___ MATERIAL PROVIDED ___
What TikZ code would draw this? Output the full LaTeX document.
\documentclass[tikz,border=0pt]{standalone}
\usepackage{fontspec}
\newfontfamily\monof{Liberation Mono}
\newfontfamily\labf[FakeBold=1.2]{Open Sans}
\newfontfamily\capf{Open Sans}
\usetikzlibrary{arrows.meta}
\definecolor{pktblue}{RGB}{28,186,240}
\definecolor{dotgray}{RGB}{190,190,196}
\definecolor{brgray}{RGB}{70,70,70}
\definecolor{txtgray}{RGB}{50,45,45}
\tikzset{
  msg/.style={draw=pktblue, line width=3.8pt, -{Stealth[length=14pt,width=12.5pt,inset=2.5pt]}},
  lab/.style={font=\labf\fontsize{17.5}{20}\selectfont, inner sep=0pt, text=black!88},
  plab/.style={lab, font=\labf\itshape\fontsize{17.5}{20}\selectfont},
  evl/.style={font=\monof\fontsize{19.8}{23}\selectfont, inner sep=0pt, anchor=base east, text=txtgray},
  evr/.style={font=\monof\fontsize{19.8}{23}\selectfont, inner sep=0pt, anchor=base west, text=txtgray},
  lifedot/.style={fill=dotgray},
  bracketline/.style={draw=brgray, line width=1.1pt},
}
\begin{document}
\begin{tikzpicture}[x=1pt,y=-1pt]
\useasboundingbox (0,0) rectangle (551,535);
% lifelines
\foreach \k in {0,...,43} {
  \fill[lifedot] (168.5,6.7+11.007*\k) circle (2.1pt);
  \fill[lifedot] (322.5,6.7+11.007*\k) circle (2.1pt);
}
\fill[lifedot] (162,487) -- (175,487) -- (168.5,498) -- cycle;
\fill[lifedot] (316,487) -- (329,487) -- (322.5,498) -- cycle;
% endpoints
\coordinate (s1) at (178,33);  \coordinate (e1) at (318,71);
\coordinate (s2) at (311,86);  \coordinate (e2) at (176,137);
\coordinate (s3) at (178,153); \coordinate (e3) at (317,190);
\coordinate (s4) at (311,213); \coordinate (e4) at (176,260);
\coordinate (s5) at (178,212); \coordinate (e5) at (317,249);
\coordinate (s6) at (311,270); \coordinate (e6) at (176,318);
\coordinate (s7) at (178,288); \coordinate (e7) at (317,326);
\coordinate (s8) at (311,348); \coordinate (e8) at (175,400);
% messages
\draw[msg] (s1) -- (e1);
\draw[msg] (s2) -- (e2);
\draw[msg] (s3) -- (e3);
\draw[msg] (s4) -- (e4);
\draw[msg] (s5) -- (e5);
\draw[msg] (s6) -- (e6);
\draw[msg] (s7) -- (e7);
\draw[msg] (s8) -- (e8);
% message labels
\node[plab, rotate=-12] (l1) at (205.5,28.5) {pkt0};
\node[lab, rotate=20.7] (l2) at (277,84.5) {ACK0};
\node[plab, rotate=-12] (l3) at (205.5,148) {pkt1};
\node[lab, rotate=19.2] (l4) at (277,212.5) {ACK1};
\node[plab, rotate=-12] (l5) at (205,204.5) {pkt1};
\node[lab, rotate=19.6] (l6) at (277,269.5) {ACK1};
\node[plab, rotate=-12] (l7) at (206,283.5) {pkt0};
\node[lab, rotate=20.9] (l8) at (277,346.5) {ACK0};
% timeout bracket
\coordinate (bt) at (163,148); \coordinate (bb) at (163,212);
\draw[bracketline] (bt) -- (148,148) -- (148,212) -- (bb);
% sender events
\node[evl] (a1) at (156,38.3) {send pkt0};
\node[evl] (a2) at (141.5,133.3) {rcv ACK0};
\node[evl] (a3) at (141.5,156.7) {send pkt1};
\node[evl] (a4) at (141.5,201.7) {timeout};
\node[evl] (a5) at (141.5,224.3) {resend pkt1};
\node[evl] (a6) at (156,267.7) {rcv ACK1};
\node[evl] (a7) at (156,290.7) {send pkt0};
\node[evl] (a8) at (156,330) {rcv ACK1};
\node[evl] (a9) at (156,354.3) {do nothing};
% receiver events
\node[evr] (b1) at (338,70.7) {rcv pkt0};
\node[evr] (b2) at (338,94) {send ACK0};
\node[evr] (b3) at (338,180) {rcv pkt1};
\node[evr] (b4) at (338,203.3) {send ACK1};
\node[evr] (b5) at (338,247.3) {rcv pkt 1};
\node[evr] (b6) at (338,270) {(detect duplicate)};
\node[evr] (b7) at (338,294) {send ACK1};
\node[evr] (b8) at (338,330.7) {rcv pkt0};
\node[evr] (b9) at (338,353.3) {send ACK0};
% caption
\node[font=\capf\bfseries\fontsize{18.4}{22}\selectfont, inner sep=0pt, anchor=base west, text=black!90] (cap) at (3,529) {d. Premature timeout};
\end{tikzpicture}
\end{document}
___
TASK OBJECTIVE | Look above for every line with the word "draw" and copy it.

TASK RESULT |
What TikZ code would draw this? Output the full LaTeX document.
  msg/.style={draw=pktblue, line width=3.8pt, -{Stealth[length=14pt,width=12.5pt,inset=2.5pt]}},
  bracketline/.style={draw=brgray, line width=1.1pt},
\draw[msg] (s1) -- (e1);
\draw[msg] (s2) -- (e2);
\draw[msg] (s3) -- (e3);
\draw[msg] (s4) -- (e4);
\draw[msg] (s5) -- (e5);
\draw[msg] (s6) -- (e6);
\draw[msg] (s7) -- (e7);
\draw[msg] (s8) -- (e8);
\draw[bracketline] (bt) -- (148,148) -- (148,212) -- (bb);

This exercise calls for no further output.